◆ **Directions**: Copy each line exactly.

◆ **Given information**:
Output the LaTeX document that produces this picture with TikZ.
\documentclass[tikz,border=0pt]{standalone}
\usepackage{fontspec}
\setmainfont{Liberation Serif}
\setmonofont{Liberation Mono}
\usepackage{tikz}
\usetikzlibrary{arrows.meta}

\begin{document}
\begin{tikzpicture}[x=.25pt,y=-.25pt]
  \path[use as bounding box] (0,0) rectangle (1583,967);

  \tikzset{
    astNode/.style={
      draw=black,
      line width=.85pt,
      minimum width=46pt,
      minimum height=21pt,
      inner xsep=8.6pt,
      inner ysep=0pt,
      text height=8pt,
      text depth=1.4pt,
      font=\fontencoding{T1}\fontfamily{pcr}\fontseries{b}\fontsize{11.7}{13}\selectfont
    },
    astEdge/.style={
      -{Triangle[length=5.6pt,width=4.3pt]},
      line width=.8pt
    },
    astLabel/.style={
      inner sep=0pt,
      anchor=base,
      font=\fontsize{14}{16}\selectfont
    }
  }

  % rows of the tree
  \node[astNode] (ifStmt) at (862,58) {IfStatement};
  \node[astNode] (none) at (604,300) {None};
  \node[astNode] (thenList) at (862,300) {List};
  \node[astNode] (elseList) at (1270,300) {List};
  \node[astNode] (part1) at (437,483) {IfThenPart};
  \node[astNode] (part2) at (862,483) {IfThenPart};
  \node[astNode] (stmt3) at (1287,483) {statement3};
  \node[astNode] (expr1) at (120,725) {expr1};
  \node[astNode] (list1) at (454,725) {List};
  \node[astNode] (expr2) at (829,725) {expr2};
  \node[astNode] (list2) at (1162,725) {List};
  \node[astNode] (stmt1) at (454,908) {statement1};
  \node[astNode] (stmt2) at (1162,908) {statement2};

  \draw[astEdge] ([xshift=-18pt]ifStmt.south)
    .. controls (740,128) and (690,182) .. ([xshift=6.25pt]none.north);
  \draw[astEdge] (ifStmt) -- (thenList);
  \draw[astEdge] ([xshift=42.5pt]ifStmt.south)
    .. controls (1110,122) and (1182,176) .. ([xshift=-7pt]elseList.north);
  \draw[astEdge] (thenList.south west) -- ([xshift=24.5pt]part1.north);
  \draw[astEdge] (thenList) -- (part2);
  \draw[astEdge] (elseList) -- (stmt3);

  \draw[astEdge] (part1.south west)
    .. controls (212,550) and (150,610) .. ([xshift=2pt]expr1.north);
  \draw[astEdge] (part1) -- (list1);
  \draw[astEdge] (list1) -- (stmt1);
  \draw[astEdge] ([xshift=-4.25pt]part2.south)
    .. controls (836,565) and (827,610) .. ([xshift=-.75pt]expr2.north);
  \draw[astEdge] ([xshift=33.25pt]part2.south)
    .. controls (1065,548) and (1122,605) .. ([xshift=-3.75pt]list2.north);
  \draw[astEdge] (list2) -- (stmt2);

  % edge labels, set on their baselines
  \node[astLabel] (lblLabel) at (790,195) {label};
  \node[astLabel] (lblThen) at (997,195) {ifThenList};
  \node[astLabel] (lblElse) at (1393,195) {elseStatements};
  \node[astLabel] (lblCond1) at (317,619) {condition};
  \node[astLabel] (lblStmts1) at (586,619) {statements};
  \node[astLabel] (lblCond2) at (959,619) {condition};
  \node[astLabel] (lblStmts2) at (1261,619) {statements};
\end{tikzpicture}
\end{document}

◆ **Response to this task**:
Output the LaTeX document that produces this picture with TikZ.
\documentclass[tikz,border=0pt]{standalone}
\usepackage{fontspec}
\setmainfont{Liberation Serif}
\setmonofont{Liberation Mono}
\usepackage{tikz}
\usetikzlibrary{arrows.meta}

\begin{document}
\begin{tikzpicture}[x=.25pt,y=-.25pt]
  \path[use as bounding box] (0,0) rectangle (1583,967);

  \tikzset{
    astNode/.style={
      draw=black,
      line width=.85pt,
      minimum width=46pt,
      minimum height=21pt,
      inner xsep=8.6pt,
      inner ysep=0pt,
      text height=8pt,
      text depth=1.4pt,
      font=\fontencoding{T1}\fontfamily{pcr}\fontseries{b}\fontsize{11.7}{13}\selectfont
    },
    astEdge/.style={
      -{Triangle[length=5.6pt,width=4.3pt]},
      line width=.8pt
    },
    astLabel/.style={
      inner sep=0pt,
      anchor=base,
      font=\fontsize{14}{16}\selectfont
    }
  }

  % rows of the tree
  \node[astNode] (ifStmt) at (862,58) {IfStatement};
  \node[astNode] (none) at (604,300) {None};
  \node[astNode] (thenList) at (862,300) {List};
  \node[astNode] (elseList) at (1270,300) {List};
  \node[astNode] (part1) at (437,483) {IfThenPart};
  \node[astNode] (part2) at (862,483) {IfThenPart};
  \node[astNode] (stmt3) at (1287,483) {statement3};
  \node[astNode] (expr1) at (120,725) {expr1};
  \node[astNode] (list1) at (454,725) {List};
  \node[astNode] (expr2) at (829,725) {expr2};
  \node[astNode] (list2) at (1162,725) {List};
  \node[astNode] (stmt1) at (454,908) {statement1};
  \node[astNode] (stmt2) at (1162,908) {statement2};

  \draw[astEdge] ([xshift=-18pt]ifStmt.south)
    .. controls (740,128) and (690,182) .. ([xshift=6.25pt]none.north);
  \draw[astEdge] (ifStmt) -- (thenList);
  \draw[astEdge] ([xshift=42.5pt]ifStmt.south)
    .. controls (1110,122) and (1182,176) .. ([xshift=-7pt]elseList.north);
  \draw[astEdge] (thenList.south west) -- ([xshift=24.5pt]part1.north);
  \draw[astEdge] (thenList) -- (part2);
  \draw[astEdge] (elseList) -- (stmt3);

  \draw[astEdge] (part1.south west)
    .. controls (212,550) and (150,610) .. ([xshift=2pt]expr1.north);
  \draw[astEdge] (part1) -- (list1);
  \draw[astEdge] (list1) -- (stmt1);
  \draw[astEdge] ([xshift=-4.25pt]part2.south)
    .. controls (836,565) and (827,610) .. ([xshift=-.75pt]expr2.north);
  \draw[astEdge] ([xshift=33.25pt]part2.south)
    .. controls (1065,548) and (1122,605) .. ([xshift=-3.75pt]list2.north);
  \draw[astEdge] (list2) -- (stmt2);

  % edge labels, set on their baselines
  \node[astLabel] (lblLabel) at (790,195) {label};
  \node[astLabel] (lblThen) at (997,195) {ifThenList};
  \node[astLabel] (lblElse) at (1393,195) {elseStatements};
  \node[astLabel] (lblCond1) at (317,619) {condition};
  \node[astLabel] (lblStmts1) at (586,619) {statements};
  \node[astLabel] (lblCond2) at (959,619) {condition};
  \node[astLabel] (lblStmts2) at (1261,619) {statements};
\end{tikzpicture}
\end{document}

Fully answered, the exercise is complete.